EXERCISE REQUIREMENTS: From the listing below, copy only the lines running from the line that contains "Write the React, TypeScript" to the line that contains "import * as", both included.

──────

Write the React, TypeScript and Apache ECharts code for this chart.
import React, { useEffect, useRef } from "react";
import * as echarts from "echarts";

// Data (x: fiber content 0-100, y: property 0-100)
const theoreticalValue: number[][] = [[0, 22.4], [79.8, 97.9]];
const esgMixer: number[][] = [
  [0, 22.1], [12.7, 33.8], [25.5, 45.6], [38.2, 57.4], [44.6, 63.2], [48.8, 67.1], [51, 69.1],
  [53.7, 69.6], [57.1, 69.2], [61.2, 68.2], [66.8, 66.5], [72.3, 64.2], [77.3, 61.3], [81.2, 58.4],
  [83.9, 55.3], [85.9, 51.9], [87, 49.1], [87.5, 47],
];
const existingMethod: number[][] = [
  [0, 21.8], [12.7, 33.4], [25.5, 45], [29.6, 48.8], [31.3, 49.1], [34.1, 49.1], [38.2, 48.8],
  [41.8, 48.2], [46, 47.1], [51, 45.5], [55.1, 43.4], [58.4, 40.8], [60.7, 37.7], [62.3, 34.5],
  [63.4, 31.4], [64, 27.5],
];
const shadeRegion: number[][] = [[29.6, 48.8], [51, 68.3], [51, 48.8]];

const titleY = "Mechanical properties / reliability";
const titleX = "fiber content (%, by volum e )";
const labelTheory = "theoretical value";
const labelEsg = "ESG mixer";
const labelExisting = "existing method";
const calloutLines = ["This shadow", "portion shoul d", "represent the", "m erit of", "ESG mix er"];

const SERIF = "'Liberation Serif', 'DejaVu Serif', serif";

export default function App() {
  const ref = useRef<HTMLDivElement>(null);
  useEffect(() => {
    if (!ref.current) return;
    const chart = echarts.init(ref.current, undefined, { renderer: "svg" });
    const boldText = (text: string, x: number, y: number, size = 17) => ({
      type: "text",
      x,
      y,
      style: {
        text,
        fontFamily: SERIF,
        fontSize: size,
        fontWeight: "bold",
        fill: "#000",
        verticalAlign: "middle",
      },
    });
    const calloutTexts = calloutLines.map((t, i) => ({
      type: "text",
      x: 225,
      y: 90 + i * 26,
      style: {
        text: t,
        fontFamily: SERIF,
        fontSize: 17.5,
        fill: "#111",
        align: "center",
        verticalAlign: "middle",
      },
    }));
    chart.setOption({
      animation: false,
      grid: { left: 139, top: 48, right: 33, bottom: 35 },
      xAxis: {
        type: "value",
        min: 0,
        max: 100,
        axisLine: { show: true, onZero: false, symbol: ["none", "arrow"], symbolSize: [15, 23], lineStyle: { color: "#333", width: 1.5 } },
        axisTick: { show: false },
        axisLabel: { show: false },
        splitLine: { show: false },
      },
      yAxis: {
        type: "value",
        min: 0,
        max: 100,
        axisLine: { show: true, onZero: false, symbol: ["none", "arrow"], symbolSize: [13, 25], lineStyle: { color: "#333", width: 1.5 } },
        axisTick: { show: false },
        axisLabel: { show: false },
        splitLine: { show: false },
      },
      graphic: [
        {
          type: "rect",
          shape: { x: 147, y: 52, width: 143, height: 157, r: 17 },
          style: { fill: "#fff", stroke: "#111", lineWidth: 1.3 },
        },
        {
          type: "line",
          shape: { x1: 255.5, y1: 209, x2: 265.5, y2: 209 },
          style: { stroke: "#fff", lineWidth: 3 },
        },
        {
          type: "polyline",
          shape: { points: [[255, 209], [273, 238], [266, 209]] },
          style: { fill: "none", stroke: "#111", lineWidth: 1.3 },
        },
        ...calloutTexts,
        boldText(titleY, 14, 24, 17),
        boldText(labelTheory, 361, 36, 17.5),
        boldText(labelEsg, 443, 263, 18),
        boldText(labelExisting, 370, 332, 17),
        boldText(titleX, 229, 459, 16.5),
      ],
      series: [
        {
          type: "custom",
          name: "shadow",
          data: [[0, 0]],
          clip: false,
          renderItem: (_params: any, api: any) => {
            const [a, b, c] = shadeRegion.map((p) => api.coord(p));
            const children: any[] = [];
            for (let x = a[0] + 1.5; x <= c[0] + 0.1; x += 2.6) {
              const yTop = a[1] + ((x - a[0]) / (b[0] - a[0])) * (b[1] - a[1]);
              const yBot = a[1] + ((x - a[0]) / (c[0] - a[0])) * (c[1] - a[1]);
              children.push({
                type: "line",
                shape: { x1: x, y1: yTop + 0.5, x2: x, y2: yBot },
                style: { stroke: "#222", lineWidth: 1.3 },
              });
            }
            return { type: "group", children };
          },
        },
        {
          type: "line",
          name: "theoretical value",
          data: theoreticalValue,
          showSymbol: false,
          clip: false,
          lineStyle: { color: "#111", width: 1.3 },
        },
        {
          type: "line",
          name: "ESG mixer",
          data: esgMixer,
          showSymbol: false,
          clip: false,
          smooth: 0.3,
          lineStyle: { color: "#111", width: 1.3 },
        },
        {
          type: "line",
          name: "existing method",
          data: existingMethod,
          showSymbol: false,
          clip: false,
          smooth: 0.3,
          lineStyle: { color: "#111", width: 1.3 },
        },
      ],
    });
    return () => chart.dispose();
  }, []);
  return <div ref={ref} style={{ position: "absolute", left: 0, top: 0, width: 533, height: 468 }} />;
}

──────

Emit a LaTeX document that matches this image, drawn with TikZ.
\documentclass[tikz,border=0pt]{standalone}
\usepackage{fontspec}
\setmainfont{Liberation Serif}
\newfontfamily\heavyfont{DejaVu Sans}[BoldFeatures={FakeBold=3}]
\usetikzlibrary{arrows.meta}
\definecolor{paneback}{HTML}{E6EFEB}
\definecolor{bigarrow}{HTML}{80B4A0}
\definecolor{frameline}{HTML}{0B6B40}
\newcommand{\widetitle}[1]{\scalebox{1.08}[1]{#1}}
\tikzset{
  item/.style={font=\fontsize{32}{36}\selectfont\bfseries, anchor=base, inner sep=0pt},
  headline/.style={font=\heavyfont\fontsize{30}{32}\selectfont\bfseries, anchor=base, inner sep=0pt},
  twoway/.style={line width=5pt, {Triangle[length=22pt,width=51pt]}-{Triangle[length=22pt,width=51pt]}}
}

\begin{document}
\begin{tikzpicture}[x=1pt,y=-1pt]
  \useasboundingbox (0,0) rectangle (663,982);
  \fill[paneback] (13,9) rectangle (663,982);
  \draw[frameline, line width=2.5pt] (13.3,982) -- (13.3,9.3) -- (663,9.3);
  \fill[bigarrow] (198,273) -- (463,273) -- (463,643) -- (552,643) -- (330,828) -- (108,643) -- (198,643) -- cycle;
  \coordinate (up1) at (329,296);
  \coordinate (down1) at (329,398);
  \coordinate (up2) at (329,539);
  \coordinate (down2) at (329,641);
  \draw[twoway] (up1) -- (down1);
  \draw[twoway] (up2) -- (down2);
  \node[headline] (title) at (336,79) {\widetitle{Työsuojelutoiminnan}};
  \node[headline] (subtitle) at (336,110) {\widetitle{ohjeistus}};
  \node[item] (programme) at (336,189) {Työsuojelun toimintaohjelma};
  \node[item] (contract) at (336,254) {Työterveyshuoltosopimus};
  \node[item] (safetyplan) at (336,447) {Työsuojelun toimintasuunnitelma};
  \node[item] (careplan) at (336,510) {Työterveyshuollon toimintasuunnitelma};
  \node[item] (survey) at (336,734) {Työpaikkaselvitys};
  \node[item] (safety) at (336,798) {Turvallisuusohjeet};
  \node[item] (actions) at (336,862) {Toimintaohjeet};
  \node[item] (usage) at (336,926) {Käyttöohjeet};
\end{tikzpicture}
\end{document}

──────

SOLUTION FOR THIS EXERCISE:
Write the React, TypeScript and Apache ECharts code for this chart.
import React, { useEffect, useRef } from "react";
import * as echarts from "echarts";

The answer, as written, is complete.